* _The task_:
Below are records; work out how many of their lines contain "React" and give only that number.

* _Data supplied_:
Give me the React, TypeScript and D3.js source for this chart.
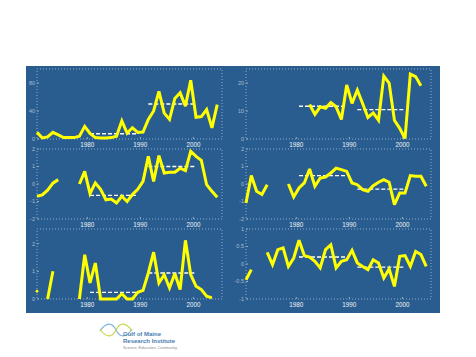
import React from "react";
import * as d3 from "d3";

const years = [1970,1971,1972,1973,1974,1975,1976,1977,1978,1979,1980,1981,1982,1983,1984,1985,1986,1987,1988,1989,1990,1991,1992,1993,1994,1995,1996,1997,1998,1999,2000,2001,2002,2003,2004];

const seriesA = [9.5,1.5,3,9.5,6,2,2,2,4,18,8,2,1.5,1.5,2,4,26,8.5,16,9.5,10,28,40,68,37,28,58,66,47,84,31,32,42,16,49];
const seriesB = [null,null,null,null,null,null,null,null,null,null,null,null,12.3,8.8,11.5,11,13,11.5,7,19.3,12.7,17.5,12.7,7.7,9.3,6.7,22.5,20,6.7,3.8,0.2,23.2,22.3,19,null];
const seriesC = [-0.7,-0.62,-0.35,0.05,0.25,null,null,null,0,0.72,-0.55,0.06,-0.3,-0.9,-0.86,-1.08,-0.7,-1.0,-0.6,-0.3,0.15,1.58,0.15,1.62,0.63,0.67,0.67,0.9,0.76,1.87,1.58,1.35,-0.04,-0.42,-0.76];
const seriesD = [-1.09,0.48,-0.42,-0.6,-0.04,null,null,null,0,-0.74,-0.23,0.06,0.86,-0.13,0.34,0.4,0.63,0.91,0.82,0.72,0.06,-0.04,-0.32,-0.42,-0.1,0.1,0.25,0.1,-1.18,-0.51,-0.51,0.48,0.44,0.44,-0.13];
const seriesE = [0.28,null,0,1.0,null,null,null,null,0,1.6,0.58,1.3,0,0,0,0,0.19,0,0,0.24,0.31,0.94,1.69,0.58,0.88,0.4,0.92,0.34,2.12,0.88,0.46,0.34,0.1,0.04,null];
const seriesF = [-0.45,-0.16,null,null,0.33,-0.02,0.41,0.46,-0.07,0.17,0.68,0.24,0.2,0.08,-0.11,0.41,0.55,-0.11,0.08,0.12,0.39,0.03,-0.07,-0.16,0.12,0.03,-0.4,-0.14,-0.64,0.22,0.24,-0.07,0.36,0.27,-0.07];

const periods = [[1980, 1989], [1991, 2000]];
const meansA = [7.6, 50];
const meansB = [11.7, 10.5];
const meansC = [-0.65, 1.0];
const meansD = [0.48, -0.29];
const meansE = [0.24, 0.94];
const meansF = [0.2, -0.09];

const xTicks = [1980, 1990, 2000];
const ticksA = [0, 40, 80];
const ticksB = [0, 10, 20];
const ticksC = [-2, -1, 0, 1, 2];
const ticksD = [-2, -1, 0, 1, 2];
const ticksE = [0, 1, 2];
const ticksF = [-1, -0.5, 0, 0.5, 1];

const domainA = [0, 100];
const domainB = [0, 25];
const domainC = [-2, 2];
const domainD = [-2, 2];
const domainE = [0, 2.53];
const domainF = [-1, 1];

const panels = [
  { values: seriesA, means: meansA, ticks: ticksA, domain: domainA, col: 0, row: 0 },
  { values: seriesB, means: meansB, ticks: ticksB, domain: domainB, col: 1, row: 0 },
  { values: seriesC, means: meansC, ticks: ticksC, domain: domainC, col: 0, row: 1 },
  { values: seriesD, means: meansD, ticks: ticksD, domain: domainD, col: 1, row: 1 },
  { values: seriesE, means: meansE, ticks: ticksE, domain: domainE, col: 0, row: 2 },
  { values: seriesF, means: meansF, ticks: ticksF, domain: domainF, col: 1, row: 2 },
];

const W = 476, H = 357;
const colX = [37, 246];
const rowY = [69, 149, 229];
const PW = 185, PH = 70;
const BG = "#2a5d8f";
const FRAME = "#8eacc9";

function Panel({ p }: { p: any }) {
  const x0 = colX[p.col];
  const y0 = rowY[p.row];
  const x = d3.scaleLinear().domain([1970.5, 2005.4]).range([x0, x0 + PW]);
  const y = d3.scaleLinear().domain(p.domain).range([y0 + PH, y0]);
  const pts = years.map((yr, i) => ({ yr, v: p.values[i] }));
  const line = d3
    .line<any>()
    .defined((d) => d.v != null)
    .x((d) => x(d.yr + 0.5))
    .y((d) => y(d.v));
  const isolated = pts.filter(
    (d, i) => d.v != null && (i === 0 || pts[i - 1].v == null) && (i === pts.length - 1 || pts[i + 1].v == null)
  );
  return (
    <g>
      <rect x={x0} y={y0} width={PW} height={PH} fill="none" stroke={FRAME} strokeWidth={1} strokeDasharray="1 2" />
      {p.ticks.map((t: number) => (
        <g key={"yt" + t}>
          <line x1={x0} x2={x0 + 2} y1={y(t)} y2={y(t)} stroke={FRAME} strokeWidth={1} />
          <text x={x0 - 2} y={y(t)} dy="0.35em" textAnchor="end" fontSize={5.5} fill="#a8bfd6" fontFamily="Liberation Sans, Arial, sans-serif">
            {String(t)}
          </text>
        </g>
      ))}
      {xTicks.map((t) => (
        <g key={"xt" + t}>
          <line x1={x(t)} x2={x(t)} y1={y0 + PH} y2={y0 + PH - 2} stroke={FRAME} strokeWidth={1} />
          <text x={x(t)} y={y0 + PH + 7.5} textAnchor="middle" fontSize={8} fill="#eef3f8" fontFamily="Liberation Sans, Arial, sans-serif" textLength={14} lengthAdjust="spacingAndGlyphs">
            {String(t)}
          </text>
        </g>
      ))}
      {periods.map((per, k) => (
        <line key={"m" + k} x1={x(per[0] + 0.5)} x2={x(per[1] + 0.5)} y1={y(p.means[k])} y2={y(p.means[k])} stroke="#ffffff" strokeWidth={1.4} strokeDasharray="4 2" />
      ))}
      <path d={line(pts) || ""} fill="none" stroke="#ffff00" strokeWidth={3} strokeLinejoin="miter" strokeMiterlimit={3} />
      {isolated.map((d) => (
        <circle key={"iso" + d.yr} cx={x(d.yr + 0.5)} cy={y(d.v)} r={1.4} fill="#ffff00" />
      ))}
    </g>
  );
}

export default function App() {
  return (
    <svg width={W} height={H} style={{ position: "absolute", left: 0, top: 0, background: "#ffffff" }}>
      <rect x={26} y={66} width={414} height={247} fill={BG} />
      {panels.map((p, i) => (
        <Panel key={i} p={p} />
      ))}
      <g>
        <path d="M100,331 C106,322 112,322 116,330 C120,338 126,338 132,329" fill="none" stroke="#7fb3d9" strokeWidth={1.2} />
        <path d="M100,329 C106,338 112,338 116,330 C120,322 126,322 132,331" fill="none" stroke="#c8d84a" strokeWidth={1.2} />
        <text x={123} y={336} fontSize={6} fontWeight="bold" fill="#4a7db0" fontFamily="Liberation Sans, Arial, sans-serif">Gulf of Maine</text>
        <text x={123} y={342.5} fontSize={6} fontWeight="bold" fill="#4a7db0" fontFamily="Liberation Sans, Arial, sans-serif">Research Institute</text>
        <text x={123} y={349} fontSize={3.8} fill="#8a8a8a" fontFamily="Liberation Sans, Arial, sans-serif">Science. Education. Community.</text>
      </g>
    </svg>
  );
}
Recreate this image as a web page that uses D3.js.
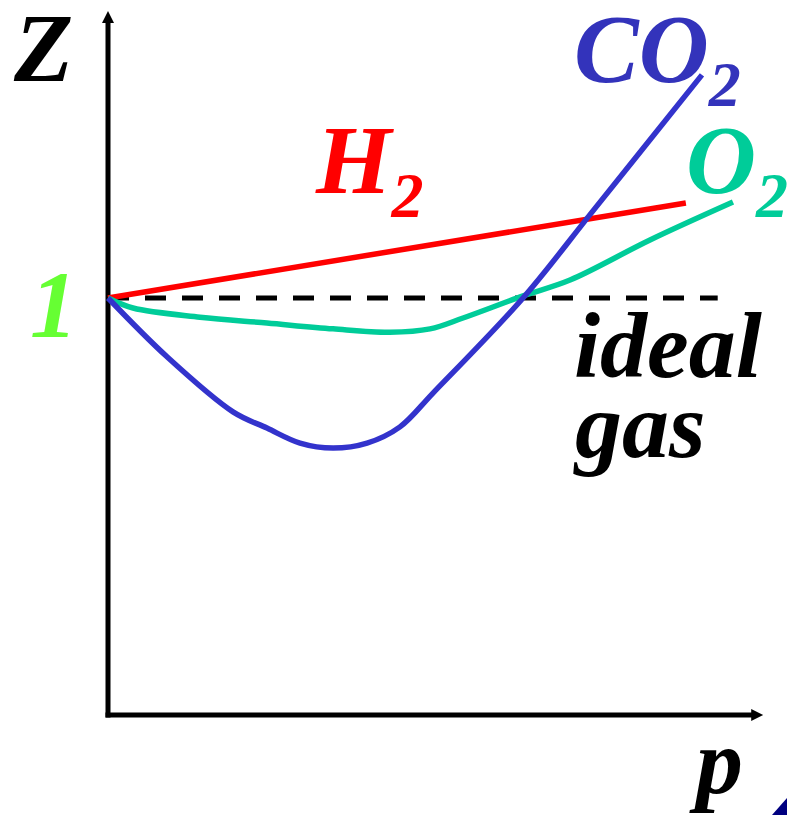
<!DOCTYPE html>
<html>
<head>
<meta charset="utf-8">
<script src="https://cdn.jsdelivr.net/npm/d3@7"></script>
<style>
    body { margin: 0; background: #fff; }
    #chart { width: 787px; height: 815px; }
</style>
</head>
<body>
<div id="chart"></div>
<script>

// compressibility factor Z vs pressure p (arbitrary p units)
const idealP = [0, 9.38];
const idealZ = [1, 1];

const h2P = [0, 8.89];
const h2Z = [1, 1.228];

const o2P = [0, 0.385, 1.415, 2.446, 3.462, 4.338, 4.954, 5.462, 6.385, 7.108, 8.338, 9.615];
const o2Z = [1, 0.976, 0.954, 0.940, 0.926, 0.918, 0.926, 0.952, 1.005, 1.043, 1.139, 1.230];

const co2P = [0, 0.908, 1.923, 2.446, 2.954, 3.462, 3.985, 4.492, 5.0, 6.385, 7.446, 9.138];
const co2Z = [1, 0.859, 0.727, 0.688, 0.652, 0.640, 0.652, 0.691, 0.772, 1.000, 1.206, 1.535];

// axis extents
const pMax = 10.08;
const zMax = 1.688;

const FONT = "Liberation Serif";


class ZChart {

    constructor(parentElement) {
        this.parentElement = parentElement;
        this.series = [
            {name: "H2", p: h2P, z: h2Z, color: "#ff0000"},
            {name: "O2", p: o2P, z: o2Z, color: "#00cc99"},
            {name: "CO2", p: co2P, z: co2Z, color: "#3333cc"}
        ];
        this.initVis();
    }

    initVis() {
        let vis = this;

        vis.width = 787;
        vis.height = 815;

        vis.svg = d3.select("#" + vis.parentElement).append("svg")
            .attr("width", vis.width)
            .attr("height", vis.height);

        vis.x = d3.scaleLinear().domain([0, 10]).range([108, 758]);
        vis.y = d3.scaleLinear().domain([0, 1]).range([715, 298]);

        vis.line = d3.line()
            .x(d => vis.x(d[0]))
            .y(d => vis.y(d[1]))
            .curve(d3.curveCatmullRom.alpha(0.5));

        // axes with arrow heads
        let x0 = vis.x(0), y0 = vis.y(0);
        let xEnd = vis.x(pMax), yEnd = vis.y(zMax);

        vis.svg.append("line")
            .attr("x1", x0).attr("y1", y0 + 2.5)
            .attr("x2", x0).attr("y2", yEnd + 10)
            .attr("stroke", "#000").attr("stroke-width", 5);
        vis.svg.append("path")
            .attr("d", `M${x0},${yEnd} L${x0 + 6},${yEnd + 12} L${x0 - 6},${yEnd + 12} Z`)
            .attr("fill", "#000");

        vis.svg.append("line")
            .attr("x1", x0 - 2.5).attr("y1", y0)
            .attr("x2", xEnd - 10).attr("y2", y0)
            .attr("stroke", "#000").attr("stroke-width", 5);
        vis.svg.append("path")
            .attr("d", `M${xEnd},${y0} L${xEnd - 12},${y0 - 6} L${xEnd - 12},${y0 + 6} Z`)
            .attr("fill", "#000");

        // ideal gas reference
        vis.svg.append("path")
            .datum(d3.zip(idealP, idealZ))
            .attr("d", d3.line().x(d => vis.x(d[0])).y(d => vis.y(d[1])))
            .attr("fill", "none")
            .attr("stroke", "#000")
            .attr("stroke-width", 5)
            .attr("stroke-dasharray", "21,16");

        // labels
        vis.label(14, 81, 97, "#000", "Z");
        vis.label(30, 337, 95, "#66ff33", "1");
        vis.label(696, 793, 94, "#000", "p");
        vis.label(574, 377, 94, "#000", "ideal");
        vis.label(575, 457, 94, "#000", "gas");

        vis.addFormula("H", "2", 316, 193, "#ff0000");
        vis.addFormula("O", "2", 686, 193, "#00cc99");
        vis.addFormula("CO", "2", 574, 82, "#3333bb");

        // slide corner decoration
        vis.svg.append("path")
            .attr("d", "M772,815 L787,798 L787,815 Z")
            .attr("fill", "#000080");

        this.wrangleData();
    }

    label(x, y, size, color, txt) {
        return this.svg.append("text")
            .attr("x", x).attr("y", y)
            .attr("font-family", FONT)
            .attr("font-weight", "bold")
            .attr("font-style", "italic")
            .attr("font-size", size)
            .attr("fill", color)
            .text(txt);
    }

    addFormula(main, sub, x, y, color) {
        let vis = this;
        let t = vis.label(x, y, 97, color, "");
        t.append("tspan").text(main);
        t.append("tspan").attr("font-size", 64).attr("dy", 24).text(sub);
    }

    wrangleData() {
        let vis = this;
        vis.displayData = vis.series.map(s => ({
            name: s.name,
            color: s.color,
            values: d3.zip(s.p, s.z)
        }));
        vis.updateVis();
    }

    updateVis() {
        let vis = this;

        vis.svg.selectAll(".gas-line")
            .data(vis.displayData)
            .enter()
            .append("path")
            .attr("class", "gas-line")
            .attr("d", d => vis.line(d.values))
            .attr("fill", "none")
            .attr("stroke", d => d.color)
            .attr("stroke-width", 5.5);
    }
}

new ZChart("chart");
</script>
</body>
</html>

* _Response to this exercise_:
2